Hack the Ban: NYC Community Design Solutions to Combat Immigration Order

Events

Hack the Ban: NYC Community Design Solutions to Combat Immigration Order

By Jenny Abamu     Feb 28, 2017

Hack the Ban: NYC Community Design Solutions to Combat Immigration Order

Educators, nonprofits, lawyers, students and technologists gathered at New York University’s engineering and design school on Saturday for a civics-oriented hackathon. Working with nonprofit organizations like CUNY CLEAR and the Center For Constitutional Rights, the teams developed apps, synthesized data, and designed graphics to support the organizations’ efforts educating immigrants and protecting minority rights in an event titled, “Hack the Ban.”

“It was kind of insane. We organized this independently and completely sold out of all our tickets in the span of a week,” says Sriya Sarkar, one of the three organizers. She and two fellow NYU alumni, Leslie Martinez and Helen Carey, put the event together in under a month. “We all have full-time jobs so being able to do this on our free time was the hardest for us. None of us had organized a hackathon before, but now is not the time to sit back and observe,” Sarkar says.

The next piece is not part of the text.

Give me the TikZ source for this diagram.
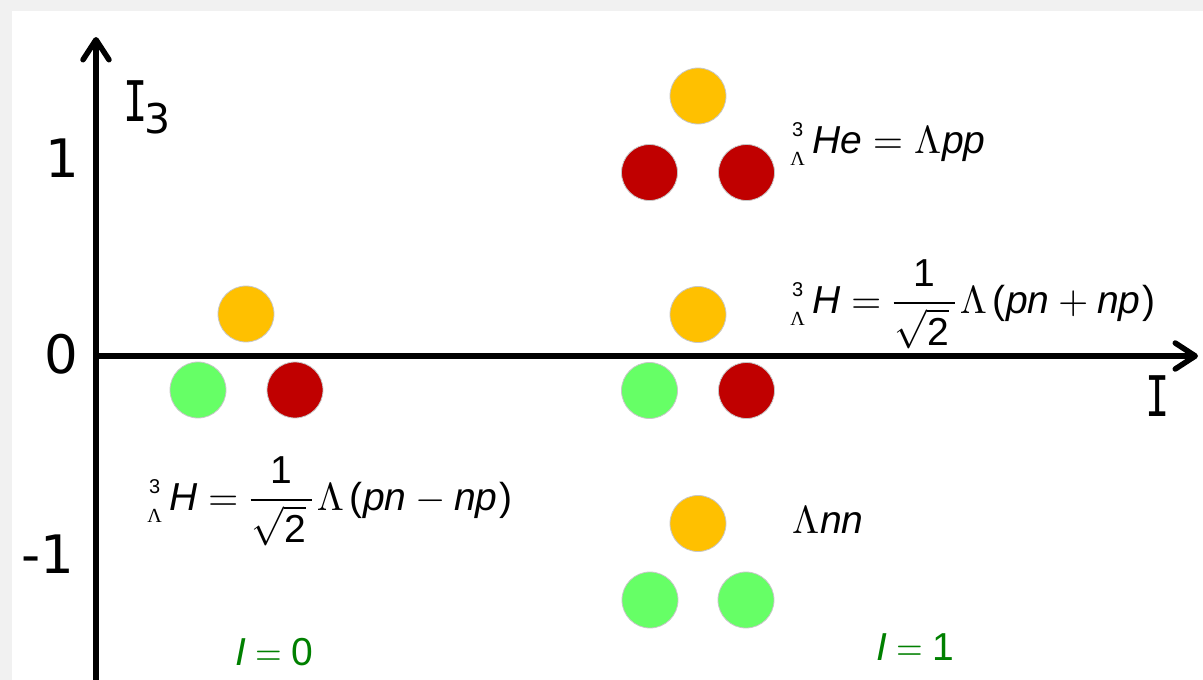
\documentclass[tikz,border=0pt]{standalone}
\usepackage{fontspec}
\usetikzlibrary{arrows.meta}
\DeclareFontShape{OT1}{cmr}{m}{n}{<->cmr10}{}
\DeclareFontShape{OML}{cmm}{m}{it}{<->cmmi10}{}
\DeclareFontShape{OMS}{cmsy}{m}{n}{<->cmsy10}{}
\DeclareFontShape{OMX}{cmex}{m}{n}{<->cmex10}{}
\newfontfamily\arf{Liberation Sans}
\newfontfamily\tmf{Liberation Serif}
\newfontfamily\dvf{DejaVu Sans}
\newfontfamily\dvm{DejaVu Sans Mono}
\definecolor{orng}{RGB}{255,192,0}
\definecolor{rd}{RGB}{192,0,0}
\definecolor{grn}{RGB}{102,255,102}
\definecolor{lblgreen}{RGB}{0,128,0}
\definecolor{shadecol}{RGB}{241,241,241}
\newcommand{\av}[1]{\hbox{\arf\itshape #1}}
\newcommand{\au}[1]{\hbox{\arf #1}}
\newcommand{\hypL}{\makebox[15pt]{\raisebox{-12pt}{\fontsize{20}{20}\selectfont\tmf Λ}}\llap{\makebox[15pt]{\raisebox{17pt}{\fontsize{20}{20}\selectfont\arf 3}}}\hspace{7pt}}
\newcommand{\narrowI}{\scalebox{0.72}[1]{I}}
\newcommand{\invsq}{\displaystyle\frac{\au{1}}{\kern1pt\sqrt{\au{2}}\kern6pt}}
\newcommand{\greq}{\hspace{9pt}\scalebox{0.88}[1]{$=$}\hspace{10pt}}
\tikzset{
  ball/.style={circle, minimum size=56pt, inner sep=0pt, draw=black!22, line width=0.8pt},
  axis/.style={line width=5.5pt, -{Straight Barb[length=20pt,width=26pt,line cap=round,line join=round]}},
  lbl/.style={anchor=base west, inner sep=0pt, font=\fontsize{39}{47}\selectfont\arf},
  glbl/.style={lbl, text=lblgreen},
  tick/.style={anchor=base, inner sep=0pt, font=\fontsize{53}{60}\selectfont\dvf},
  axlbl/.style={anchor=base west, inner sep=0pt, font=\fontsize{56}{60}\selectfont\dvm}
}
\begin{document}
\begin{tikzpicture}[x=1pt,y=-1pt]
\useasboundingbox (0,0) rectangle (1203,680);
\fill[shadecol] (0,0) rectangle (1203,680);
\fill[white] (12,11) rectangle (1203,680);
% axes
\coordinate (origin) at (96,356);
\coordinate (ytop) at (96,37);
\coordinate (ybot) at (96,690);
\coordinate (xend) at (1198,356);
\draw[axis] (ybot) -- (ytop);
\draw[axis] (origin) -- (xend);
% axis labels
\node[axlbl] (i3) at (123,121) {\narrowI\kern-3pt\raisebox{-12pt}{\fontsize{41}{41}\selectfont\dvf 3}};
\node[axlbl, anchor=base] (ix) at (1158,416) {\narrowI};
\node[tick] (t1) at (62,177) {1};
\node[tick] (t0) at (61,373) {0};
\node[tick] (tm1) at (48,573) {-1};
% I=0 multiplet
\node[ball, fill=orng] (lo) at (246,314) {};
\node[ball, fill=grn] (lg) at (198,390) {};
\node[ball, fill=rd] (lr) at (295,390) {};
% I=1 multiplet, top
\node[ball, fill=orng] (to) at (698,96) {};
\node[ball, fill=rd] (tr1) at (649.5,172.5) {};
\node[ball, fill=rd] (tr2) at (746.5,172.5) {};
% middle
\node[ball, fill=orng] (mo) at (698,314.5) {};
\node[ball, fill=grn] (mg) at (649.5,390.5) {};
\node[ball, fill=rd] (mr) at (746.5,390.5) {};
% bottom
\node[ball, fill=orng] (bo) at (698,523.5) {};
\node[ball, fill=grn] (bg1) at (650,600) {};
\node[ball, fill=grn] (bg2) at (746,600) {};
% labels
\node[lbl] (he) at (790,153) {\hypL$\av{He}=\Lambda\kern1pt\av{pp}$};
\node[lbl] (hp) at (790,313) {\hypL$\av{H}=\invsq\kern4pt\Lambda\kern5pt\au{(}\kern1pt\av{pn}+\av{np}\kern2pt\au{)}$};
\node[lbl] (hm) at (147,510) {\hypL$\av{H}=\invsq\kern4pt\Lambda\kern5pt\au{(}\kern1pt\av{pn}-\av{np}\kern2pt\au{)}$};
\node[lbl] (lnn) at (792,533) {$\Lambda\kern1pt\av{nn}$};
\node[glbl] (i1) at (876,660) {\av{I}\greq1};
\node[glbl] (i0) at (235,665) {\av{I}\greq0};
\end{tikzpicture}
\end{document}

During the event, organizations working on immigrants rights in the city pitched their needs to the crowd of about 60 people. Some sought help with social media campaigns and graphics while others wanted more complex web and data security upgrades. From 9:00 am to 9:00 pm the teams spread across the floor brainstorming ideas and executing plans to enhance their digital capabilities. “The goal is to get a solution working by the end of the day,” says Sarkar, “so once everyone goes back to work, nonprofits should be able to hit the ground running.”

Hack the Ban event, Photo Credit: Justin Hendrix

For many of the technologists in the room, the immigration orders passed by President Trump’s administration has become a personal issue. “I just became a citizen two weeks ago. I felt violated and betrayed by the results of the election both as an immigrant and as a woman. Every time I say this I get a little choked up,” Federica Bianco pauses, “I took an oath to defend the Constitution and its values, and this is what I am doing.”

Bianco is an astrophysicist by trade and works as an educator at NYU’s Center for Urban Sciences. When I spoke with her, she was working on a data visualization project for the Arab American Family Support Center (AAFSC). The project aims to take census data regarding languages spoken at home and make it visual so that the AAFSC could track urbanization patterns of Arab-speaking households and reach out to those communities with goods and services. “The population density of these communities are hard to find because in the official census they are not a distinct ethnicity or race, so while you can find Hispanic communities and target those areas, you cannot locate predominantly Arab areas because they are listed as Caucasian,” says Bianco. She hopes to create a timeline visualization of migration patterns with language data from several years that the AAFSC can update regularly.

Hack the Ban event, Photo Credit: Jenny Abamu

“I was a graphic designer, but I left my full-time job to pursue artmaking. The change just happened to coincide with this hell hole that has opened up,” says Fei Lou, a freelance digital product design manager. “I have a lot of Iranian friends, one of them is an artist, and she felt as if she was stuck abroad,” says Lou. She spent the day designing slogan images for the Center for Constitutional Rights. The organization has been in New York City for over 50 years. It is comprised of lawyers and activist who represent immigrants and other minority groups.

Aliya Hussain, one of the program managers for the Center for Constitutional Rights who just returned from Guantanamo Bay explained: “We are always looking for ways to make our work more accessible for people who are impacted and the general public.” For Hussian, telling the stories in as many mediums as possible is critical to mobilization. She hopes that graphics created at this event can help those who don’t know English to understand their rights.

“Showing the human impact of these policies is what I believe encourages people to take action, and we see that at this moment,” Hussain says.